China is the largest importer of Africa’s tropical wood. While much of this activity constitutes only trade, some of it involves FDI by Chinese logging and timber trading companies. Chinese companies have a tendency to violate local forestry laws together with African counterparts. The illegal practices include abuse of permits and concession licenses, bribery, operating without management plans, under-reporting export volume, smuggling raw logs, and harvesting and transporting undesignated species.
The government of China is sensitive to criticism of its companies in the forestry sector. In 2009, the State Forestry Administration and Ministry of Commerce issued voluntary guidelines which encourage Chinese companies to manage, utilize, and protect overseas forests in order to play a positive role in sustainable development of global forest resources.
The environmental issue for which China has attracted the most criticism is the importation of products taken from African endangered species, especially elephant ivory and rhino horn. Most of this activity falls, however, in the category of illegal trade and not FDI.
Another controversial activity from the standpoint of environmental implications is the construction of dams in Africa, but these are done as commercial contracts and not as FDI. While they may have negative environmental implications, they provide clean power. China has also become a leader in wind and solar power that have minimal environmental downsides. Africa is a small but growing market for these Chinese exports.
There is widespread agreement that Chinese companies, more than Western companies, need to improve their environmental practices as they invest in Africa. Several case studies illustrate the point.
The China National Petroleum Corporation has a 40 percent stake in the umbrella organization that developed the oil fields in Sudan and South Sudan. Seismic surveying created hundreds of kilometers of bulldozed tracks, destroying farmland and increasing deforestation. Road construction disrupted water flows, which damaged irrigation systems and forced the evacuation of several communities. The most damaging impact has been the discharge of contaminated “produced water” from oil reservoirs and the improper disposal of drilling mud and other waste. Sudanese government officials were more interested in advancing the oil industry than enforcing environmental laws.
In Chad, the China National Petroleum Corporation purchased the shares related to a permit held by a Canadian oil company.
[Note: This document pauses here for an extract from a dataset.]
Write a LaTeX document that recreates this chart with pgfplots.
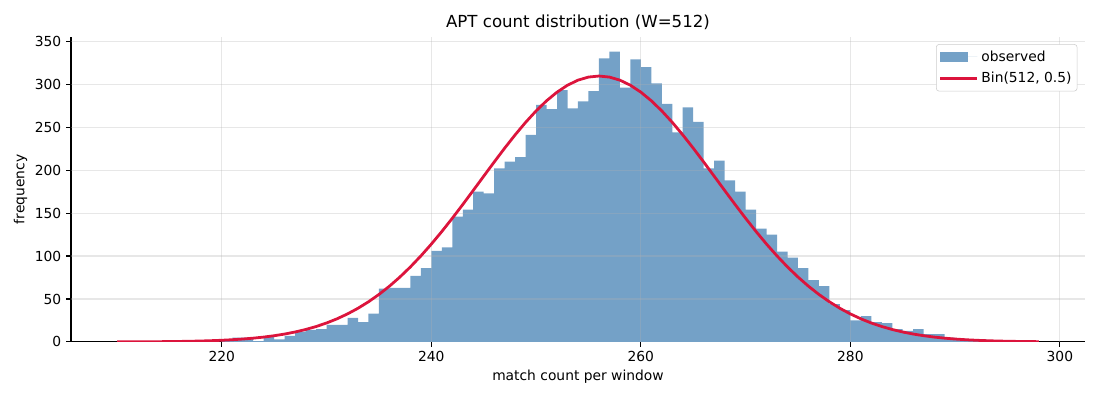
\documentclass[border=0pt]{standalone}
\usepackage{pgfplots}
\pgfplotsset{compat=1.18}
\usepackage{pgfplotstable}
\usepackage{fontspec}
\setmainfont{DejaVu Sans}
\definecolor{barblue}{RGB}{116,161,199}
\definecolor{crim}{RGB}{220,20,60}
\definecolor{gridc}{RGB}{176,176,176}

\pgfplotstableread{
x y
220 1
221 5
222 5
223 1
224 6
225 3
226 7
227 12
228 14
229 15
230 20
231 20
232 28
233 23
234 33
235 62
236 63
237 63
238 77
239 86
240 106
241 110
242 146
243 154
244 175
245 173
246 202
247 210
248 215
249 241
250 276
251 271
252 293
253 272
254 280
255 292
256 330
257 338
258 296
259 329
260 320
261 301
262 277
263 244
264 273
265 256
266 202
267 211
268 188
269 175
270 154
271 132
272 125
273 105
274 98
275 86
276 72
277 65
278 44
279 37
280 25
281 30
282 23
283 22
284 15
285 13
286 15
287 9
288 9
289 5
290 4
291 3
292 3
293 3
}\histdata

\pgfplotstableread{
x y
210 0.08
211 0.11
212 0.16
213 0.23
214 0.32
215 0.44
216 0.60
217 0.81
218 1.10
219 1.48
220 1.96
221 2.59
222 3.39
223 4.40
224 5.67
225 7.25
226 9.20
227 11.58
228 14.48
229 17.94
230 22.07
231 26.94
232 32.62
233 39.20
234 46.73
235 55.28
236 64.87
237 75.56
238 87.30
239 100.09
240 113.86
241 128.52
242 143.93
243 159.94
244 176.35
245 192.92
246 209.42
247 225.56
248 241.04
249 255.59
250 268.90
251 280.70
252 290.75
253 298.81
254 304.70
255 308.29
256 309.50
257 308.29
258 304.70
259 298.81
260 290.75
261 280.70
262 268.90
263 255.59
264 241.04
265 225.56
266 209.42
267 192.92
268 176.35
269 159.94
270 143.93
271 128.52
272 113.86
273 100.09
274 87.30
275 75.56
276 64.87
277 55.28
278 46.73
279 39.20
280 32.62
281 26.94
282 22.07
283 17.94
284 14.48
285 11.58
286 9.20
287 7.25
288 5.67
289 4.40
290 3.39
291 2.59
292 1.96
293 1.48
294 1.10
295 0.81
296 0.60
297 0.44
298 0.32
}\curvedata

\begin{document}
\begin{tikzpicture}
\path[use as bounding box] (0,0) rectangle (792bp,288bp);
\begin{axis}[
  at={(51.1bp,41.8bp)}, anchor=south west,
  scale only axis=true,
  width=730.1bp, height=219.6bp,
  xmin=205.6, xmax=302.4,
  ymin=0, ymax=355,
  xtick={220,240,...,300},
  ytick={0,50,...,350},
  axis x line*=bottom, axis y line*=left,
  axis line style={line width=0.8bp, black},
  every outer x axis line/.append style={-}, every outer y axis line/.append style={-},
  tick align=outside, major tick length=3.5bp,
  tick style={line width=0.8bp, black},
  tick label style={font=\fontsize{10}{12}\selectfont},
  /pgf/number format/assume math mode=true,
  /pgf/number format/1000 sep={},
  every axis title shift=0pt,
  title={APT count distribution (W=512)},
  title style={font=\fontsize{12}{14}\selectfont, at={(axis description cs:0.5,1)}, anchor=center, yshift=10.3bp},
  xlabel={match count per window},
  x label style={font=\fontsize{10}{12}\selectfont, at={(axis description cs:0.5,0)}, anchor=center, yshift=-25.2bp},
  ylabel={frequency},
  y label style={font=\fontsize{10}{12}\selectfont, at={(axis description cs:-0.0496,0.5)}, anchor=center},
  legend style={at={(axis description cs:1,1)}, anchor=north east, xshift=-5.5bp, yshift=-5.2bp,
    draw=black!20, rounded corners=2bp, fill=white, font=\fontsize{10}{12}\selectfont,
    inner xsep=2bp, inner ysep=2.5bp, row sep=2.5bp},
  legend cell align=left,
]
\addplot[const plot mark left, fill=barblue, draw=none,
  legend image code/.code={\fill[barblue, sharp corners] (0bp,-3.3bp) rectangle (20bp,3.3bp); \path (0bp,0bp) -- (26.5bp,0bp);}]
  table[x=x,y=y]{\histdata} \closedcycle;
\addlegendentry{observed}
\pgfplotsinvokeforeach{50,100,150,200,250,300,350}{
  \draw[gridc, opacity=0.3, line width=0.8bp] (axis cs:205.6,#1) -- (axis cs:302.4,#1);
}
\pgfplotsinvokeforeach{220,240,260,280,300}{
  \draw[gridc, opacity=0.3, line width=0.8bp] (axis cs:#1,0) -- (axis cs:#1,355);
}
\addplot[crim, line width=2bp, no marks,
  legend image code/.code={\draw[crim, line width=2bp, sharp corners] (0bp,0bp) -- (20bp,0bp); \path (0bp,0bp) -- (26.5bp,0bp);}]
  table[x=x,y=y]{\curvedata};
\addlegendentry{Bin(512, 0.5)}
\end{axis}
\end{tikzpicture}
\end{document}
Known as the Rônier project, the Chinese company solicited $1 billion in Chinese financing to build a 311-kilometer pipeline connecting the oil fields to a refinery. Construction began in the oil fields and along the pipeline route before approval of the environmental assessment. Once construction was underway, residents complained about traffic noise and air pollution caused by the company’s trucks.
In 2012, the Chadian oil minister suspended all operations of the Chinese company for flagrant violations of environmental regulations while exploring for crude. The minister alleged the company did not have the equipment for cleaning up oil spills and intentionally allowed it to spill. in 2014, Chad withdrew five exploration permits after the company refused to pay a fine of $1.2 billion for “unacceptable practices” that led to oil spills around drilling sites.
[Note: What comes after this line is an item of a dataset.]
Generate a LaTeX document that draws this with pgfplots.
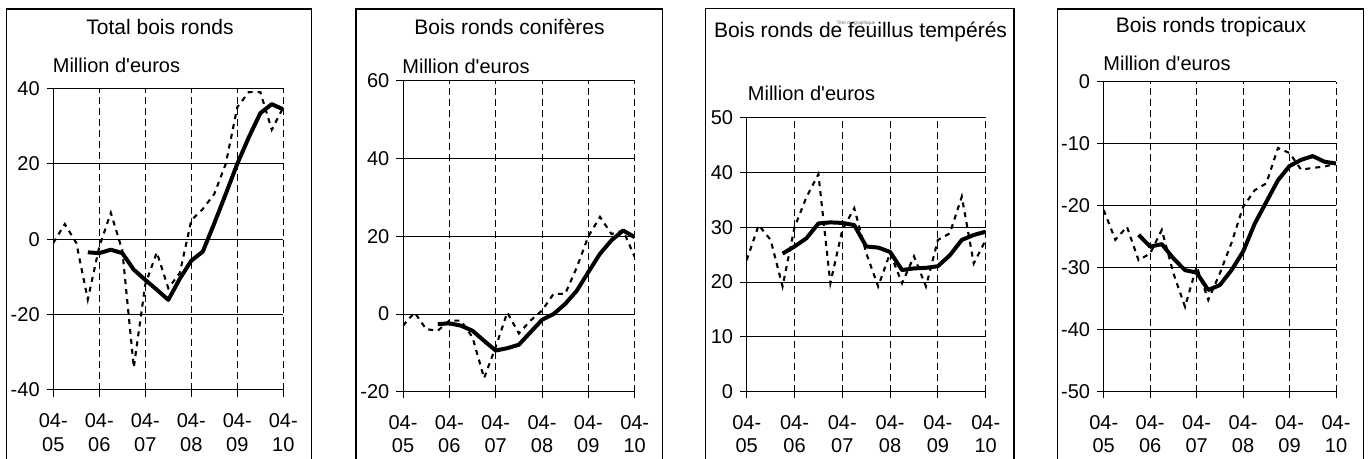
\documentclass[border=0pt]{standalone}
\usepackage{fontspec}
\setmainfont{Liberation Sans}
\usepackage{pgfplots}
\pgfplotsset{compat=1.18}
\pgfplotsset{
  panel/.style={
    scale only axis,
    xmin=0, xmax=20,
    xtick={0,4,8,12,16,20},
    xticklabels={{04-\\05},{04-\\06},{04-\\07},{04-\\08},{04-\\09},{04-\\10}},
    xticklabel style={align=center, font=\fontsize{10}{11.75}\selectfont, yshift=-5pt},
    yticklabel style={font=\fontsize{10}{12}\selectfont},
    axis x line*=bottom, axis y line*=left,
    axis line style={black, line width=0.5pt, -},
    tick align=outside, major tick length=3.3pt,
    tick style={black, line width=0.5pt},
    xmajorgrids, ymajorgrids,
    major x grid style={black, line width=0.5pt, dash pattern=on 3.5pt off 2pt},
    major y grid style={black, line width=0.5pt},
  },
  dsh/.style={black, line width=1.05pt, dash pattern=on 2.5pt off 2.5pt, mark=none},
  sld/.style={black, line width=2pt, mark=none, line join=round},
}
\newcommand{\me}{Million d\textquotesingle euros}
\begin{document}
\begin{tikzpicture}
\useasboundingbox (0,0) rectangle (684pt,229.5pt);
% Panel 1
\begin{axis}[panel, at={(26.65pt,34.5pt)}, anchor=south west, width=115pt, height=150.85pt,
  ymin=-40, ymax=40, ytick={-40,-20,0,20,40}, yticklabels={-40,-20,0,20,40}]
\addplot[dsh] coordinates {(0,-1)(1,4)(2,-1)(3,-16)(4,-2)(5,7)(6,-3)(7,-34)(8,-12)(9,-3.5)(10,-13)(11,-9)(12,5)(13,8)(14,12)(15,20)(16,35)(17,39)(18,39)(19,29)(20,35)};
\addplot[sld] coordinates {(3,-3.5)(4,-3.7)(5,-2.8)(6,-3.7)(7,-8.1)(8,-10.8)(9,-13.4)(10,-16.1)(11,-10.5)(12,-5.7)(13,-3.3)(14,4.2)(15,12)(16,20)(17,27)(18,33.4)(19,35.8)(20,34.4)};
\end{axis}
% Panel 2
\begin{axis}[panel, at={(201.5pt,33.65pt)}, anchor=south west, width=115.85pt, height=155.35pt,
  ymin=-20, ymax=60, ytick={-20,0,20,40,60}, yticklabels={-20,0,20,40,60}]
\addplot[dsh] coordinates {(0,-3)(1,0.4)(2,-3.9)(3,-4.3)(4,-1.7)(5,-1.7)(6,-6)(7,-16.5)(8,-8.5)(9,0.4)(10,-5)(11,-1.7)(12,0.9)(13,5.2)(14,5.2)(15,12)(16,20)(17,25)(18,20.6)(19,21.5)(20,14.7)};
\addplot[sld] coordinates {(3,-2.6)(4,-2.4)(5,-3)(6,-4.3)(7,-6.9)(8,-9.4)(9,-8.8)(10,-7.9)(11,-4.7)(12,-1.5)(13,0)(14,2.6)(15,6)(16,10.8)(17,15.5)(18,19)(19,21.5)(20,19.8)};
\end{axis}
% Panel 3
\begin{axis}[panel, at={(373.35pt,33.65pt)}, anchor=south west, width=119.5pt, height=137pt,
  ymin=0, ymax=50, ytick={0,10,20,30,40,50}, yticklabels={0,10,20,30,40,50}]
\addplot[dsh] coordinates {(0,24)(1,30.4)(2,27.7)(3,19.2)(4,30)(5,35.5)(6,39.7)(7,19.8)(8,29.5)(9,33.5)(10,25.3)(11,19.2)(12,25.3)(13,19.8)(14,24.7)(15,19.2)(16,27.7)(17,28.9)(18,35.6)(19,23.4)(20,27.7)};
\addplot[sld] coordinates {(3,25.2)(4,26.5)(5,28)(6,30.7)(7,30.9)(8,30.8)(9,30.4)(10,26.5)(11,26.3)(12,25.5)(13,22.2)(14,22.5)(15,22.6)(16,22.9)(17,24.9)(18,27.7)(19,28.6)(20,29.2)};
\end{axis}
% Panel 4
\begin{axis}[panel, at={(551.85pt,33.65pt)}, anchor=south west, width=116.15pt, height=155pt,
  ymin=-50, ymax=0, ytick={-50,-40,-30,-20,-10,0}, yticklabels={-50,-40,-30,-20,-10,0}]
\addplot[dsh] coordinates {(0,-20.7)(1,-25.5)(2,-23.4)(3,-28.8)(4,-27.7)(5,-23.9)(6,-30.9)(7,-36.3)(8,-29.8)(9,-35.2)(10,-30.9)(11,-26)(12,-20.2)(13,-17.5)(14,-16.4)(15,-10.7)(16,-11.5)(17,-14.2)(18,-13.9)(19,-13.7)(20,-13.2)};
\addplot[sld] coordinates {(3,-24.7)(4,-26.6)(5,-26.2)(6,-28.5)(7,-30.4)(8,-30.8)(9,-33.6)(10,-32.8)(11,-30.4)(12,-27.4)(13,-22.9)(14,-19.4)(15,-15.9)(16,-13.6)(17,-12.6)(18,-12)(19,-12.9)(20,-13.2)};
\end{axis}
% Frames and titles (pixel coordinates)
\begin{scope}[x=0.5pt, y=-0.5pt, shift={(0,229.5pt)}]
\draw[black, line width=0.65pt] (6.7,459) -- (6.7,9) -- (311.7,9) -- (311.7,459);
\draw[black, line width=0.65pt] (356,459) -- (356,9) -- (662.7,9) -- (662.7,459);
\draw[black, line width=0.65pt] (705.7,459) -- (705.7,8.5) -- (1014,8.5) -- (1014,459);
\draw[black, line width=0.65pt] (1057.3,459) -- (1057.3,9) -- (1363.3,9) -- (1363.3,459);
\node[font=\fontsize{10.5}{12}\selectfont, inner sep=0] at (160,27) {Total bois ronds};
\node[font=\fontsize{10}{12}\selectfont, inner sep=0] at (116.5,65) {\me};
\node[font=\fontsize{10.5}{12}\selectfont, inner sep=0] at (509.5,27) {Bois ronds conifères};
\node[font=\fontsize{10}{12}\selectfont, inner sep=0] at (466,66) {\me};
\node[font=\fontsize{10.5}{12}\selectfont, inner sep=0] at (860.5,32) {Bois ronds de feuillus tempérés};
\node[font=\fontsize{2.4}{3}\selectfont, text=black!60, inner sep=0] at (856,23) {Titre du graphique};
\node[font=\fontsize{10}{12}\selectfont, inner sep=0] at (811.5,93) {\me};
\node[font=\fontsize{10.5}{12}\selectfont, inner sep=0] at (1211,27) {Bois ronds tropicaux};
\node[font=\fontsize{10}{12}\selectfont, inner sep=0] at (1167,63) {\me};
\end{scope}
\end{tikzpicture}
\end{document}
In 2002, Gabon designated a quarter of its territory as nature reserve in an effort to protect mainly pristine rainforest that hosts a variety of flora and fauna. Environmental concerns over Chinese practices first arose when SINOPEC began prospecting for oil in the Loango National Park. In 2006, the government of Gabon ordered SINOPEC to halt its exploration activities.
The problems with SINOPEC occurred as the China National Machinery and Equipment Import and Export Corporation and Sinosteel Corporation were at an early stage of developing a multi-billion dollar iron ore concession in the Belinga Mountains. The project included construction of a major dam to provide power. The infrastructure work in connection with the dam threatened a national park and caused massive deforestation. The Chinese company had to abandon the project.
China is the largest importer of Mozambique’s hardwood timber; an estimated 80 percent of all logging in Mozambique is illegal. A huge percent of the timber exported to China, therefore, has been harvested illegally. Chinese companies in Mozambique traditionally emphasized quick returns by purchasing indigenous timber rather than investing in processing facilities and sustainable forest management. Increasingly, however, Chinese entrepreneurs began to acquire their own concessions in order to ensure access to timber supply. The most common illegal activity in the timber trade involved harvesting in excess of licensed amounts, harvesting without a license, and harvesting in an area other than the licensed one. At the end of the day, Mozambicans were primarily responsible for this environmental tragedy. They allowed the abuses by corrupt companies.
While the perception of China’s environmental performance in Africa is more negative than the reality of the situation, there is plenty of room for legitimate criticism. Part of the problem stems from the fact that critical accounts get more attention than positive ones and negative stories tend to be replayed year after year. There have been improvements in the operations of Chinese companies that are slow to be acknowledged by environmental groups or fail to be covered in the press.
The government of China has become more sensitive to criticism of overseas investment by Chinese companies and has made a concerted effort to improve environmental guidelines and encourage their implementation. It also encourages Chinese companies to apply Chinese laws and standards in their overseas operations. But all of the guidelines that apply to Chinese companies operating overseas are voluntary. Chinese environmental policy, lending institutions, and companies investing in Africa are playing catchup.
Many African countries attach a low priority to environmental protection, have understaffed environmental bureaucracies, and have even worse records for countering corruption than does China. Numerous African officials are also reluctant to call out Chinese companies that engage in unacceptable environmental practices because they do not want to jeopardize Chinese investment or good relations with the government of China. Consequently, it will often be up to the Chinese company to take the initiative in ensuring better environmental practices.
In the final analysis, it is in the interest of both China and the African countries to pursue sound environmental practices and sustainable development.
This article is adapted from a lecture originally delivered at Yale University.